-- MATERIAL start --

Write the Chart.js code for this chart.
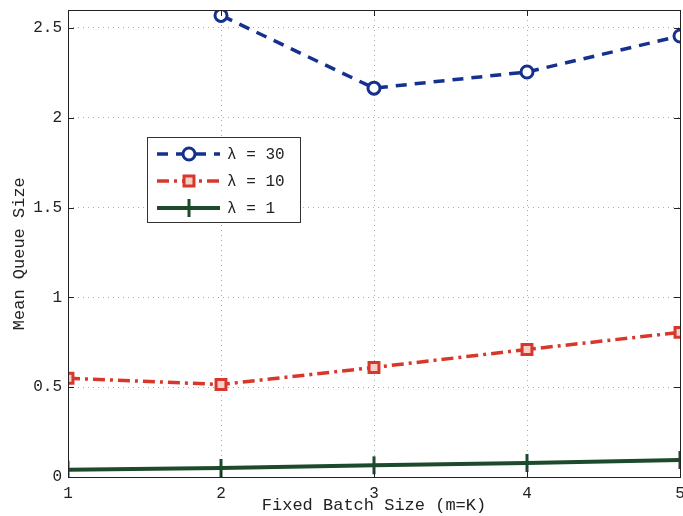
<!DOCTYPE html>
<html>
<head>
<meta charset="utf-8">
<script src="https://cdn.jsdelivr.net/npm/chart.js@4"></script>
<style>
  html, body { margin: 0; padding: 0; background: #fff; }
  #wrap { width: 683px; height: 516px; position: relative; }
</style>
</head>
<body>
<div id="wrap"><canvas id="queueChart"></canvas></div>
<script>
/* =========================================================
   DATA
========================================================= */
const batchSizes = [1, 2, 3, 4, 5];
const lambda30 = [3.9, 2.57, 2.165, 2.255, 2.455];
const lambda10 = [0.55, 0.515, 0.61, 0.71, 0.805];
const lambda1 = [0.04, 0.05, 0.065, 0.078, 0.094];
const seriesLabels = ["λ = 30", "λ = 10", "λ = 1"];
const yTicks = [0, 0.5, 1, 1.5, 2, 2.5];
const xTicks = [1, 2, 3, 4, 5];

const MONO = "'Liberation Mono', 'DejaVu Sans Mono', monospace";

function toPoints(values) {
  return batchSizes.map((x, i) => ({ x, y: values[i] }));
}

/* =========================================================
   FRAME + INNER TICKS + LEGEND BOX
========================================================= */
const framePlugin = {
  id: "frame",
  afterDraw(chart) {
    const { ctx, chartArea: a, scales } = chart;
    ctx.save();
    ctx.strokeStyle = "#222";
    ctx.lineWidth = 1;
    ctx.strokeRect(a.left + 0.5, a.top + 0.5, a.right - a.left, a.bottom - a.top);

    ctx.beginPath();
    yTicks.forEach(v => {
      const y = Math.round(scales.y.getPixelForValue(v)) + 0.5;
      ctx.moveTo(a.left, y); ctx.lineTo(a.left + 6, y);
      ctx.moveTo(a.right, y); ctx.lineTo(a.right - 6, y);
    });
    xTicks.forEach(v => {
      const x = Math.round(scales.x.getPixelForValue(v)) + 0.5;
      ctx.moveTo(x, a.bottom); ctx.lineTo(x, a.bottom - 6);
      ctx.moveTo(x, a.top); ctx.lineTo(x, a.top + 6);
    });
    ctx.stroke();

    // legend box
    const bx = 147, by = 137, bw = 153, bh = 85;
    ctx.fillStyle = "#fff";
    ctx.fillRect(bx, by, bw, bh);
    ctx.strokeStyle = "#333";
    ctx.strokeRect(bx + 0.5, by + 0.5, bw, bh);

    chart.data.datasets.forEach((ds, i) => {
      const y = by + 17 + i * 27;
      ctx.save();
      ctx.strokeStyle = ds.borderColor;
      ctx.lineWidth = ds.borderWidth;
      ctx.setLineDash(ds.borderDash || []);
      ctx.beginPath();
      ctx.moveTo(bx + 10, y);
      ctx.lineTo(bx + 73, y);
      ctx.stroke();
      ctx.setLineDash([]);
      // marker
      const mx = bx + 42;
      ctx.lineWidth = ds.pointBorderWidth;
      ctx.strokeStyle = ds.pointBorderColor;
      ctx.fillStyle = ds.pointBackgroundColor;
      ctx.beginPath();
      if (ds.pointStyle === "circle") {
        ctx.arc(mx, y, ds.pointRadius, 0, Math.PI * 2);
        ctx.fill(); ctx.stroke();
      } else if (ds.pointStyle === "rect") {
        const r = ds.pointRadius * 0.71;
        ctx.rect(mx - r, y - r, r * 2, r * 2);
        ctx.fill(); ctx.stroke();
      } else {
        ctx.moveTo(mx, y - ds.pointRadius); ctx.lineTo(mx, y + ds.pointRadius);
        ctx.stroke();
      }
      ctx.restore();

      ctx.fillStyle = "#222";
      ctx.font = "16px " + MONO;
      ctx.textBaseline = "middle";
      ctx.fillText(ds.label, bx + 80, y + 1);
    });
    ctx.restore();
  }
};

/* =========================================================
   CHART
========================================================= */
new Chart(document.getElementById("queueChart"), {
  type: "line",
  data: {
    datasets: [
      {
        label: seriesLabels[0],
        data: toPoints(lambda30),
        borderColor: "#15318f",
        borderWidth: 3.5,
        borderDash: [11, 8],
        pointStyle: "circle",
        pointRadius: 6,
        pointBorderWidth: 3,
        pointBorderColor: "#15318f",
        pointBackgroundColor: "#fff"
      },
      {
        label: seriesLabels[1],
        data: toPoints(lambda10),
        borderColor: "#d8382c",
        borderWidth: 3.5,
        borderDash: [12, 5, 3, 5],
        pointStyle: "rect",
        pointRadius: 7,
        pointBorderWidth: 3,
        pointBorderColor: "#d8382c",
        pointBackgroundColor: "#f5d0c8"
      },
      {
        label: seriesLabels[2],
        data: toPoints(lambda1),
        borderColor: "#1c4a2a",
        borderWidth: 4,
        pointStyle: "line",
        rotation: 90,
        pointRadius: 9,
        pointBorderWidth: 3,
        pointBorderColor: "#1c4a2a",
        pointBackgroundColor: "#1c4a2a"
      }
    ]
  },
  options: {
    responsive: true,
    maintainAspectRatio: false,
    animation: false,
    layout: { autoPadding: false, padding: { top: 10, right: 3 } },
    plugins: {
      legend: { display: false },
      tooltip: { enabled: false }
    },
    scales: {
      x: {
        type: "linear",
        min: 1,
        max: 5,
        afterBuildTicks: s => { s.ticks = xTicks.map(v => ({ value: v })); },
        afterFit: s => { s.height = 39; s.paddingRight = 0; s.paddingLeft = 0; },
        grid: { color: "#aaa", drawTicks: false },
        border: { display: false, dash: [1, 4] },
        ticks: {
          color: "#222",
          padding: 7,
          font: { family: MONO, size: 16 },
          maxRotation: 0
        },
        title: {
          display: true,
          text: "Fixed Batch Size (m=K)",
          color: "#222",
          font: { family: MONO, size: 17 },
          padding: { top: 0, bottom: 0 }
        }
      },
      y: {
        min: 0,
        max: 2.6,
        afterBuildTicks: s => { s.ticks = yTicks.map(v => ({ value: v })); },
        afterFit: s => { s.width = 68; s.paddingTop = 0; s.paddingBottom = 0; },
        grid: { color: "#aaa", drawTicks: false },
        border: { display: false, dash: [1, 4] },
        ticks: {
          color: "#222",
          padding: 6,
          font: { family: MONO, size: 16 },
          callback: v => String(v)
        },
        title: {
          display: true,
          text: "Mean Queue Size  ",
          color: "#222",
          font: { family: MONO, size: 17 },
          padding: { top: 9, bottom: 0 }
        }
      }
    }
  },
  plugins: [framePlugin]
});
</script>
</body>
</html>
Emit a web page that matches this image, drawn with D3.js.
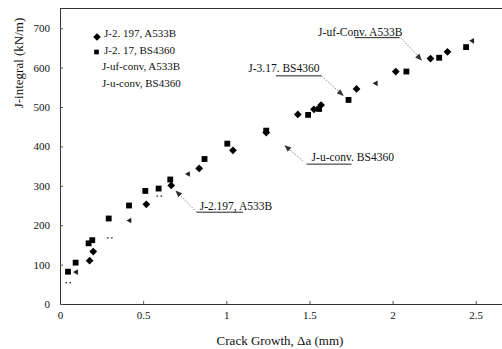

-- MATERIAL end --

-- DESCRIPTION OF THE TASK --
Nothing in the entries above should change when they are printed again, except that the pictures are dropped.

-- EXERCISE ANSWER --
Write the Chart.js code for this chart.
<!DOCTYPE html>
<html>
<head>
<meta charset="utf-8">
<script src="https://cdn.jsdelivr.net/npm/chart.js@4"></script>
<style>
  html, body { margin: 0; padding: 0; background: #fff; }
  #wrap { width: 683px; height: 516px; position: relative; }
</style>
</head>
<body>
<div id="wrap"><canvas id="queueChart"></canvas></div>
<script>
/* =========================================================
   DATA
========================================================= */
const batchSizes = [1, 2, 3, 4, 5];
const lambda30 = [3.9, 2.57, 2.165, 2.255, 2.455];
const lambda10 = [0.55, 0.515, 0.61, 0.71, 0.805];
const lambda1 = [0.04, 0.05, 0.065, 0.078, 0.094];
const seriesLabels = ["λ = 30", "λ = 10", "λ = 1"];
const yTicks = [0, 0.5, 1, 1.5, 2, 2.5];
const xTicks = [1, 2, 3, 4, 5];

const MONO = "'Liberation Mono', 'DejaVu Sans Mono', monospace";

function toPoints(values) {
  return batchSizes.map((x, i) => ({ x, y: values[i] }));
}

/* =========================================================
   FRAME + INNER TICKS + LEGEND BOX
========================================================= */
const framePlugin = {
  id: "frame",
  afterDraw(chart) {
    const { ctx, chartArea: a, scales } = chart;
    ctx.save();
    ctx.strokeStyle = "#222";
    ctx.lineWidth = 1;
    ctx.strokeRect(a.left + 0.5, a.top + 0.5, a.right - a.left, a.bottom - a.top);

    ctx.beginPath();
    yTicks.forEach(v => {
      const y = Math.round(scales.y.getPixelForValue(v)) + 0.5;
      ctx.moveTo(a.left, y); ctx.lineTo(a.left + 6, y);
      ctx.moveTo(a.right, y); ctx.lineTo(a.right - 6, y);
    });
    xTicks.forEach(v => {
      const x = Math.round(scales.x.getPixelForValue(v)) + 0.5;
      ctx.moveTo(x, a.bottom); ctx.lineTo(x, a.bottom - 6);
      ctx.moveTo(x, a.top); ctx.lineTo(x, a.top + 6);
    });
    ctx.stroke();

    // legend box
    const bx = 147, by = 137, bw = 153, bh = 85;
    ctx.fillStyle = "#fff";
    ctx.fillRect(bx, by, bw, bh);
    ctx.strokeStyle = "#333";
    ctx.strokeRect(bx + 0.5, by + 0.5, bw, bh);

    chart.data.datasets.forEach((ds, i) => {
      const y = by + 17 + i * 27;
      ctx.save();
      ctx.strokeStyle = ds.borderColor;
      ctx.lineWidth = ds.borderWidth;
      ctx.setLineDash(ds.borderDash || []);
      ctx.beginPath();
      ctx.moveTo(bx + 10, y);
      ctx.lineTo(bx + 73, y);
      ctx.stroke();
      ctx.setLineDash([]);
      // marker
      const mx = bx + 42;
      ctx.lineWidth = ds.pointBorderWidth;
      ctx.strokeStyle = ds.pointBorderColor;
      ctx.fillStyle = ds.pointBackgroundColor;
      ctx.beginPath();
      if (ds.pointStyle === "circle") {
        ctx.arc(mx, y, ds.pointRadius, 0, Math.PI * 2);
        ctx.fill(); ctx.stroke();
      } else if (ds.pointStyle === "rect") {
        const r = ds.pointRadius * 0.71;
        ctx.rect(mx - r, y - r, r * 2, r * 2);
        ctx.fill(); ctx.stroke();
      } else {
        ctx.moveTo(mx, y - ds.pointRadius); ctx.lineTo(mx, y + ds.pointRadius);
        ctx.stroke();
      }
      ctx.restore();

      ctx.fillStyle = "#222";
      ctx.font = "16px " + MONO;
      ctx.textBaseline = "middle";
      ctx.fillText(ds.label, bx + 80, y + 1);
    });
    ctx.restore();
  }
};

/* =========================================================
   CHART
========================================================= */
new Chart(document.getElementById("queueChart"), {
  type: "line",
  data: {
    datasets: [
      {
        label: seriesLabels[0],
        data: toPoints(lambda30),
        borderColor: "#15318f",
        borderWidth: 3.5,
        borderDash: [11, 8],
        pointStyle: "circle",
        pointRadius: 6,
        pointBorderWidth: 3,
        pointBorderColor: "#15318f",
        pointBackgroundColor: "#fff"
      },
      {
        label: seriesLabels[1],
        data: toPoints(lambda10),
        borderColor: "#d8382c",
        borderWidth: 3.5,
        borderDash: [12, 5, 3, 5],
        pointStyle: "rect",
        pointRadius: 7,
        pointBorderWidth: 3,
        pointBorderColor: "#d8382c",
        pointBackgroundColor: "#f5d0c8"
      },
      {
        label: seriesLabels[2],
        data: toPoints(lambda1),
        borderColor: "#1c4a2a",
        borderWidth: 4,
        pointStyle: "line",
        rotation: 90,
        pointRadius: 9,
        pointBorderWidth: 3,
        pointBorderColor: "#1c4a2a",
        pointBackgroundColor: "#1c4a2a"
      }
    ]
  },
  options: {
    responsive: true,
    maintainAspectRatio: false,
    animation: false,
    layout: { autoPadding: false, padding: { top: 10, right: 3 } },
    plugins: {
      legend: { display: false },
      tooltip: { enabled: false }
    },
    scales: {
      x: {
        type: "linear",
        min: 1,
        max: 5,
        afterBuildTicks: s => { s.ticks = xTicks.map(v => ({ value: v })); },
        afterFit: s => { s.height = 39; s.paddingRight = 0; s.paddingLeft = 0; },
        grid: { color: "#aaa", drawTicks: false },
        border: { display: false, dash: [1, 4] },
        ticks: {
          color: "#222",
          padding: 7,
          font: { family: MONO, size: 16 },
          maxRotation: 0
        },
        title: {
          display: true,
          text: "Fixed Batch Size (m=K)",
          color: "#222",
          font: { family: MONO, size: 17 },
          padding: { top: 0, bottom: 0 }
        }
      },
      y: {
        min: 0,
        max: 2.6,
        afterBuildTicks: s => { s.ticks = yTicks.map(v => ({ value: v })); },
        afterFit: s => { s.width = 68; s.paddingTop = 0; s.paddingBottom = 0; },
        grid: { color: "#aaa", drawTicks: false },
        border: { display: false, dash: [1, 4] },
        ticks: {
          color: "#222",
          padding: 6,
          font: { family: MONO, size: 16 },
          callback: v => String(v)
        },
        title: {
          display: true,
          text: "Mean Queue Size  ",
          color: "#222",
          font: { family: MONO, size: 17 },
          padding: { top: 9, bottom: 0 }
        }
      }
    }
  },
  plugins: [framePlugin]
});
</script>
</body>
</html>
Emit a web page that matches this image, drawn with D3.js.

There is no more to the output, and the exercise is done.